▸ DATA LINES:
** Start **
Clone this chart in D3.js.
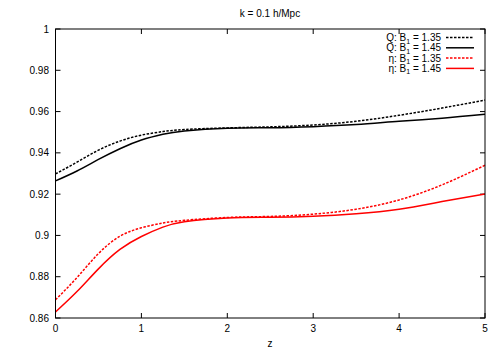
<!DOCTYPE html>
<html>
<head>
<meta charset="utf-8">
<script src="https://cdn.jsdelivr.net/npm/d3@7"></script>
<style>
  body { margin: 0; background: #fff; }
  text { font-family: "Liberation Sans", Arial, sans-serif; font-size: 10px; fill: #000; }
</style>
</head>
<body>
<script>
const width = 500;
const height = 350;

// redshift samples and the four curves
const zs     = [0, 0.25, 0.5, 0.75, 1, 1.25, 1.5, 2, 2.5, 3, 3.5, 4, 4.5, 5];
const q135   = [0.9298, 0.9355, 0.9413, 0.9457, 0.9486, 0.9503, 0.9513, 0.9521, 0.9526, 0.9535, 0.9553, 0.9582, 0.9617, 0.9656];
const q145   = [0.9264, 0.9312, 0.9368, 0.9420, 0.9462, 0.9490, 0.9506, 0.9519, 0.9522, 0.9527, 0.9537, 0.9553, 0.9568, 0.9587];
const eta135 = [0.8688, 0.8796, 0.8912, 0.8996, 0.9037, 0.9060, 0.9073, 0.9087, 0.9092, 0.9103, 0.9127, 0.9172, 0.9245, 0.9340];
const eta145 = [0.8629, 0.8728, 0.8838, 0.8932, 0.8995, 0.9040, 0.9066, 0.9084, 0.9088, 0.9093, 0.9105, 0.9127, 0.9164, 0.9201];

const xTicks = [0, 1, 2, 3, 4, 5];
const yTicks = [0.86, 0.88, 0.9, 0.92, 0.94, 0.96, 0.98, 1];

const series = [
  {pre: "Q: B", post: " = 1.35", values: q135,   color: "#000", dash: "2.5,1.5"},
  {pre: "Q: B", post: " = 1.45", values: q145,   color: "#000", dash: null},
  {pre: "η: B", post: " = 1.35", values: eta135, color: "#f00", dash: "2.5,1.5"},
  {pre: "η: B", post: " = 1.45", values: eta145, color: "#f00", dash: null}
];

const m = {left: 55.5, right: 485, top: 29, bottom: 318};

const x = d3.scaleLinear().domain([0, 5]).range([m.left, m.right]);
const y = d3.scaleLinear().domain([0.86, 1]).range([m.bottom, m.top]);

const svg = d3.select("body").append("svg")
              .attr("width", width)
              .attr("height", height);

// ticks, drawn inward on all four sides like gnuplot
const tl = 5;
const ticks = svg.append("g").attr("stroke", "#000").attr("stroke-width", 1);
xTicks.forEach(t => {
  ticks.append("line").attr("x1", x(t)).attr("x2", x(t)).attr("y1", m.bottom).attr("y2", m.bottom - tl);
  ticks.append("line").attr("x1", x(t)).attr("x2", x(t)).attr("y1", m.top).attr("y2", m.top + tl);
});
yTicks.forEach(t => {
  ticks.append("line").attr("x1", m.left).attr("x2", m.left + tl).attr("y1", y(t)).attr("y2", y(t));
  ticks.append("line").attr("x1", m.right).attr("x2", m.right - tl).attr("y1", y(t)).attr("y2", y(t));
});

svg.append("g").selectAll("text")
   .data(xTicks)
   .join("text")
   .attr("x", d => x(d))
   .attr("y", 332)
   .attr("text-anchor", "middle")
   .text(d => d3.format("")(d));

svg.append("g").selectAll("text")
   .data(yTicks)
   .join("text")
   .attr("x", 49)
   .attr("y", d => y(d) + 3.5)
   .attr("text-anchor", "end")
   .text(d => d3.format("")(d));

svg.append("text").attr("x", 270).attr("y", 17).attr("text-anchor", "middle").text("k = 0.1 h/Mpc");
svg.append("text").attr("x", 270).attr("y", 347).attr("text-anchor", "middle").text("z");

// curves
const line = d3.line()
  .x((d, i) => x(zs[i]))
  .y(d => y(d))
  .curve(d3.curveNatural);

svg.append("g").selectAll("path")
   .data(series)
   .join("path")
   .attr("fill", "none")
   .attr("stroke", d => d.color)
   .attr("stroke-width", 1.5)
   .attr("stroke-dasharray", d => d.dash)
   .attr("d", d => line(d.values));

// legend
const leg = svg.append("g");
series.forEach((s, i) => {
  const ly = 37.5 + i * 10.3;
  const t = leg.append("text").attr("x", 441).attr("y", ly + 3.5).attr("text-anchor", "end");
  t.append("tspan").text(s.pre);
  t.append("tspan").attr("dy", 2.5).attr("font-size", "7px").text("1");
  t.append("tspan").attr("dy", -2.5).text(s.post);
  leg.append("line")
     .attr("x1", 446).attr("x2", 474).attr("y1", ly).attr("y2", ly)
     .attr("stroke", s.color)
     .attr("stroke-width", 1.5)
     .attr("stroke-dasharray", s.dash);
});

// border
svg.append("rect")
   .attr("x", m.left).attr("y", m.top)
   .attr("width", m.right - m.left).attr("height", m.bottom - m.top)
   .attr("fill", "none")
   .attr("stroke", "#000")
   .attr("stroke-width", 1);
</script>
</body>
</html>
** End **
▸ WHAT IS ASKED: Reproduce all of the data exactly, omitting each picture it holds.

▸ EXERCISE ANSWER:
Clone this chart in D3.js.
<!DOCTYPE html>
<html>
<head>
<meta charset="utf-8">
<script src="https://cdn.jsdelivr.net/npm/d3@7"></script>
<style>
  body { margin: 0; background: #fff; }
  text { font-family: "Liberation Sans", Arial, sans-serif; font-size: 10px; fill: #000; }
</style>
</head>
<body>
<script>
const width = 500;
const height = 350;

// redshift samples and the four curves
const zs     = [0, 0.25, 0.5, 0.75, 1, 1.25, 1.5, 2, 2.5, 3, 3.5, 4, 4.5, 5];
const q135   = [0.9298, 0.9355, 0.9413, 0.9457, 0.9486, 0.9503, 0.9513, 0.9521, 0.9526, 0.9535, 0.9553, 0.9582, 0.9617, 0.9656];
const q145   = [0.9264, 0.9312, 0.9368, 0.9420, 0.9462, 0.9490, 0.9506, 0.9519, 0.9522, 0.9527, 0.9537, 0.9553, 0.9568, 0.9587];
const eta135 = [0.8688, 0.8796, 0.8912, 0.8996, 0.9037, 0.9060, 0.9073, 0.9087, 0.9092, 0.9103, 0.9127, 0.9172, 0.9245, 0.9340];
const eta145 = [0.8629, 0.8728, 0.8838, 0.8932, 0.8995, 0.9040, 0.9066, 0.9084, 0.9088, 0.9093, 0.9105, 0.9127, 0.9164, 0.9201];

const xTicks = [0, 1, 2, 3, 4, 5];
const yTicks = [0.86, 0.88, 0.9, 0.92, 0.94, 0.96, 0.98, 1];

const series = [
  {pre: "Q: B", post: " = 1.35", values: q135,   color: "#000", dash: "2.5,1.5"},
  {pre: "Q: B", post: " = 1.45", values: q145,   color: "#000", dash: null},
  {pre: "η: B", post: " = 1.35", values: eta135, color: "#f00", dash: "2.5,1.5"},
  {pre: "η: B", post: " = 1.45", values: eta145, color: "#f00", dash: null}
];

const m = {left: 55.5, right: 485, top: 29, bottom: 318};

const x = d3.scaleLinear().domain([0, 5]).range([m.left, m.right]);
const y = d3.scaleLinear().domain([0.86, 1]).range([m.bottom, m.top]);

const svg = d3.select("body").append("svg")
              .attr("width", width)
              .attr("height", height);

// ticks, drawn inward on all four sides like gnuplot
const tl = 5;
const ticks = svg.append("g").attr("stroke", "#000").attr("stroke-width", 1);
xTicks.forEach(t => {
  ticks.append("line").attr("x1", x(t)).attr("x2", x(t)).attr("y1", m.bottom).attr("y2", m.bottom - tl);
  ticks.append("line").attr("x1", x(t)).attr("x2", x(t)).attr("y1", m.top).attr("y2", m.top + tl);
});
yTicks.forEach(t => {
  ticks.append("line").attr("x1", m.left).attr("x2", m.left + tl).attr("y1", y(t)).attr("y2", y(t));
  ticks.append("line").attr("x1", m.right).attr("x2", m.right - tl).attr("y1", y(t)).attr("y2", y(t));
});

svg.append("g").selectAll("text")
   .data(xTicks)
   .join("text")
   .attr("x", d => x(d))
   .attr("y", 332)
   .attr("text-anchor", "middle")
   .text(d => d3.format("")(d));

svg.append("g").selectAll("text")
   .data(yTicks)
   .join("text")
   .attr("x", 49)
   .attr("y", d => y(d) + 3.5)
   .attr("text-anchor", "end")
   .text(d => d3.format("")(d));

svg.append("text").attr("x", 270).attr("y", 17).attr("text-anchor", "middle").text("k = 0.1 h/Mpc");
svg.append("text").attr("x", 270).attr("y", 347).attr("text-anchor", "middle").text("z");

// curves
const line = d3.line()
  .x((d, i) => x(zs[i]))
  .y(d => y(d))
  .curve(d3.curveNatural);

svg.append("g").selectAll("path")
   .data(series)
   .join("path")
   .attr("fill", "none")
   .attr("stroke", d => d.color)
   .attr("stroke-width", 1.5)
   .attr("stroke-dasharray", d => d.dash)
   .attr("d", d => line(d.values));

// legend
const leg = svg.append("g");
series.forEach((s, i) => {
  const ly = 37.5 + i * 10.3;
  const t = leg.append("text").attr("x", 441).attr("y", ly + 3.5).attr("text-anchor", "end");
  t.append("tspan").text(s.pre);
  t.append("tspan").attr("dy", 2.5).attr("font-size", "7px").text("1");
  t.append("tspan").attr("dy", -2.5).text(s.post);
  leg.append("line")
     .attr("x1", 446).attr("x2", 474).attr("y1", ly).attr("y2", ly)
     .attr("stroke", s.color)
     .attr("stroke-width", 1.5)
     .attr("stroke-dasharray", s.dash);
});

// border
svg.append("rect")
   .attr("x", m.left).attr("y", m.top)
   .attr("width", m.right - m.left).attr("height", m.bottom - m.top)
   .attr("fill", "none")
   .attr("stroke", "#000")
   .attr("stroke-width", 1);
</script>
</body>
</html>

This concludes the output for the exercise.